Exercise aim
In the records below, begin at the line containing "Write the React, TypeScript" and end at the line containing "7.0, 8.95, 10.75];"; quote every line in that span exactly, including both boundary lines, and no others.

Input data

━━━━━━━━━━━━━━━━

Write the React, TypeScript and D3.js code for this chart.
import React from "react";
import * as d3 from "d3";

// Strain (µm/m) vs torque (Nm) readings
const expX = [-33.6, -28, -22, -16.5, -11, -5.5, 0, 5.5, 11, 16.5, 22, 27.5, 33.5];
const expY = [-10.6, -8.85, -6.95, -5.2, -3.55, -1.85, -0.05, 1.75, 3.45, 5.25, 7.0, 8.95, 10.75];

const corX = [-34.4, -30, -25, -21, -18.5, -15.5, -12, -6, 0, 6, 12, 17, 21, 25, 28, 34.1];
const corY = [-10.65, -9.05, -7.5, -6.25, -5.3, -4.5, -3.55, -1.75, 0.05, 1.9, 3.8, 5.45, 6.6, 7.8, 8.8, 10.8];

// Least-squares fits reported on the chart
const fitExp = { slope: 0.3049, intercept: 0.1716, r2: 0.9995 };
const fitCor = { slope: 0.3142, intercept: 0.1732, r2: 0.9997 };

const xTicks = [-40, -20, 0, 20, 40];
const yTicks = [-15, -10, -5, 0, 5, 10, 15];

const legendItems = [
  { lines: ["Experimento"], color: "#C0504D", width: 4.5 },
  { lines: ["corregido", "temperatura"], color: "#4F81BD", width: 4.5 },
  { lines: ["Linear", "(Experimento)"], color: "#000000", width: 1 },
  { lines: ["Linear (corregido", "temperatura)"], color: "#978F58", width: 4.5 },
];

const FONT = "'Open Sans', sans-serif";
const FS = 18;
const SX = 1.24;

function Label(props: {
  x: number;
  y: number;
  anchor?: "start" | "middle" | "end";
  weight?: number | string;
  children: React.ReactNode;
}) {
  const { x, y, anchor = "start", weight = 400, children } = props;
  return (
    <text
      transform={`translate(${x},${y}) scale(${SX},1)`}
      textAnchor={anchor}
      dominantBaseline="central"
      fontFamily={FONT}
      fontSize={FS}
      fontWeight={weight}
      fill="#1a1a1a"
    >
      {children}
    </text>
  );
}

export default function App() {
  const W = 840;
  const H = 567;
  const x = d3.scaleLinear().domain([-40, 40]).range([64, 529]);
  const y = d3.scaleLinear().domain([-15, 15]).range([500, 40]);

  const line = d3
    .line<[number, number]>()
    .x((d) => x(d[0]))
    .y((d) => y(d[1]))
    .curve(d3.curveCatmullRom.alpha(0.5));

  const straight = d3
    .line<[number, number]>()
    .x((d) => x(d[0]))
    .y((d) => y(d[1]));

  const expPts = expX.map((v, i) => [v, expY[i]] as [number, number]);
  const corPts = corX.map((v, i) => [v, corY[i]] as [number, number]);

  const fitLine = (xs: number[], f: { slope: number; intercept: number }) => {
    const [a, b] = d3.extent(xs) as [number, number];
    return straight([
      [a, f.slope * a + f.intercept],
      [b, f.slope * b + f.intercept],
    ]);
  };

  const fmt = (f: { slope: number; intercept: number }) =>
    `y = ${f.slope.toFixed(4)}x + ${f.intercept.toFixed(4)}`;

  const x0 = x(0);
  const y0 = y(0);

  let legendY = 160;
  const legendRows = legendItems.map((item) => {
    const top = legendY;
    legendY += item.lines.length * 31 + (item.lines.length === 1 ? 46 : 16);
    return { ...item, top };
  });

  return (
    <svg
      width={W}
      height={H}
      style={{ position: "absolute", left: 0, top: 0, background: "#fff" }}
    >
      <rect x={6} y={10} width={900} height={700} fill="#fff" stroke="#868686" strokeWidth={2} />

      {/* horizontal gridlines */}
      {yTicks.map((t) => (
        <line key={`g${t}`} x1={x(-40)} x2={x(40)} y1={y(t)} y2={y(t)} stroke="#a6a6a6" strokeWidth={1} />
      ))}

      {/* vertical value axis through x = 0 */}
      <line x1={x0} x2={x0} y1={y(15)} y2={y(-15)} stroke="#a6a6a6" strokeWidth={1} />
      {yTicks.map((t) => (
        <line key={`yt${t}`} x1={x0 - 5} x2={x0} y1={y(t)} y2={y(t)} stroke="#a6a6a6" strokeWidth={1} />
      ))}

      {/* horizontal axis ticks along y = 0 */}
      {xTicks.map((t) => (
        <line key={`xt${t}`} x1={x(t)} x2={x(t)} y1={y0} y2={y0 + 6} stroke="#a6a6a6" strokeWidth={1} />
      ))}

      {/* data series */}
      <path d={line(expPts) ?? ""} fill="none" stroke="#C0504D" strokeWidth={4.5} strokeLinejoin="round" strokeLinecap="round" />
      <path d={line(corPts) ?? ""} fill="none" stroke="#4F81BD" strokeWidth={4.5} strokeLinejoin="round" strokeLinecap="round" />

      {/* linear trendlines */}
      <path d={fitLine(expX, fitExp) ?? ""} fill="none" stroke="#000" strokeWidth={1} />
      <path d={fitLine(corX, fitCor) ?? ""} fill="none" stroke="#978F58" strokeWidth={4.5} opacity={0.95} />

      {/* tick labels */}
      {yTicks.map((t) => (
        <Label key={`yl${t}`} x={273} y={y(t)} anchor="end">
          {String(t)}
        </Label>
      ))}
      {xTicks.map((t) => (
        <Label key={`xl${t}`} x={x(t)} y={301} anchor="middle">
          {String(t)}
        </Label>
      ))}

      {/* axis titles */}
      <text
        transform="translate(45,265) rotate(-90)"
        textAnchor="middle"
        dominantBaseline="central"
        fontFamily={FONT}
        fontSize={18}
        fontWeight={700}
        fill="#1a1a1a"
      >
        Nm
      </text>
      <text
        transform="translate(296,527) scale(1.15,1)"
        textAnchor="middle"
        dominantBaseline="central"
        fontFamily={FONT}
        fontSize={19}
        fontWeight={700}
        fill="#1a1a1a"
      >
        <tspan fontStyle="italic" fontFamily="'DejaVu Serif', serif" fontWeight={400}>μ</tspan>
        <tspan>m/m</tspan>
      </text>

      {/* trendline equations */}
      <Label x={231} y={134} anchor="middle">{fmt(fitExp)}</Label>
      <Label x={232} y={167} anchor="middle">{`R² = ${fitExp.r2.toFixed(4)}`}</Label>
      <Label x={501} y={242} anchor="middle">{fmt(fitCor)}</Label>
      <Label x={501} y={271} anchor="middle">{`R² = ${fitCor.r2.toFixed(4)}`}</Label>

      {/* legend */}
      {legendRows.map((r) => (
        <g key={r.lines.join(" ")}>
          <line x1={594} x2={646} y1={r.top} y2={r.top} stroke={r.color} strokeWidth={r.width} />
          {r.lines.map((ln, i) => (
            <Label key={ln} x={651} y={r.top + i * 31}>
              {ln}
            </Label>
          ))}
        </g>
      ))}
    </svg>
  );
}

━━━━━━━━━━━━━━━━

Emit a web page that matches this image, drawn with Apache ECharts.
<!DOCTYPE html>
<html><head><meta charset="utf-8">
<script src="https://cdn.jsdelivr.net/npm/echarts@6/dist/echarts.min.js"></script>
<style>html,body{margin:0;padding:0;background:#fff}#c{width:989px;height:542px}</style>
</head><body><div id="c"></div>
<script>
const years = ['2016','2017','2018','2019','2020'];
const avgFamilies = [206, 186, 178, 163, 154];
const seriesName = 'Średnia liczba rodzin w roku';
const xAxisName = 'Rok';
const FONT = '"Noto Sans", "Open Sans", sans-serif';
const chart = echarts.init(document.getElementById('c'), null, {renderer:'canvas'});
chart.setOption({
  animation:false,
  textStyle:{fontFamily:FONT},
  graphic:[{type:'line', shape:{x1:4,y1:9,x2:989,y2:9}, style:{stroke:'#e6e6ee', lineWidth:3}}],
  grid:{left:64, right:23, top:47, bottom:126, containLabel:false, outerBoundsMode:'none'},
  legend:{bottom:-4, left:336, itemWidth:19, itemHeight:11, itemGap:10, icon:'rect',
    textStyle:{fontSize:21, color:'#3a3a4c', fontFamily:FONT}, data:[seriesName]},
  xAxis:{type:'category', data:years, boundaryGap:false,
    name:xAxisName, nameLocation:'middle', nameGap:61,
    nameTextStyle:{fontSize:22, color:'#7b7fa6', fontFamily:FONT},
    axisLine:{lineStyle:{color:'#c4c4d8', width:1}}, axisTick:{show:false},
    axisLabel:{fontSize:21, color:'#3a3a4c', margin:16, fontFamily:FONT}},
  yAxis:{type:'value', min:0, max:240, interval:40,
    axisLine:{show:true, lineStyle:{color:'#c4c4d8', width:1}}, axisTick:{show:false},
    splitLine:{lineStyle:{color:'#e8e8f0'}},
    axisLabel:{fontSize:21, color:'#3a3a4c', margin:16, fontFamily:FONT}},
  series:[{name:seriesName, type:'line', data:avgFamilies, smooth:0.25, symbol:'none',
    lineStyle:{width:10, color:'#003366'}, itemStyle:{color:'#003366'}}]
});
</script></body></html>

━━━━━━━━━━━━━━━━

Output below
Write the React, TypeScript and D3.js code for this chart.
import React from "react";
import * as d3 from "d3";

// Strain (µm/m) vs torque (Nm) readings
const expX = [-33.6, -28, -22, -16.5, -11, -5.5, 0, 5.5, 11, 16.5, 22, 27.5, 33.5];
const expY = [-10.6, -8.85, -6.95, -5.2, -3.55, -1.85, -0.05, 1.75, 3.45, 5.25, 7.0, 8.95, 10.75];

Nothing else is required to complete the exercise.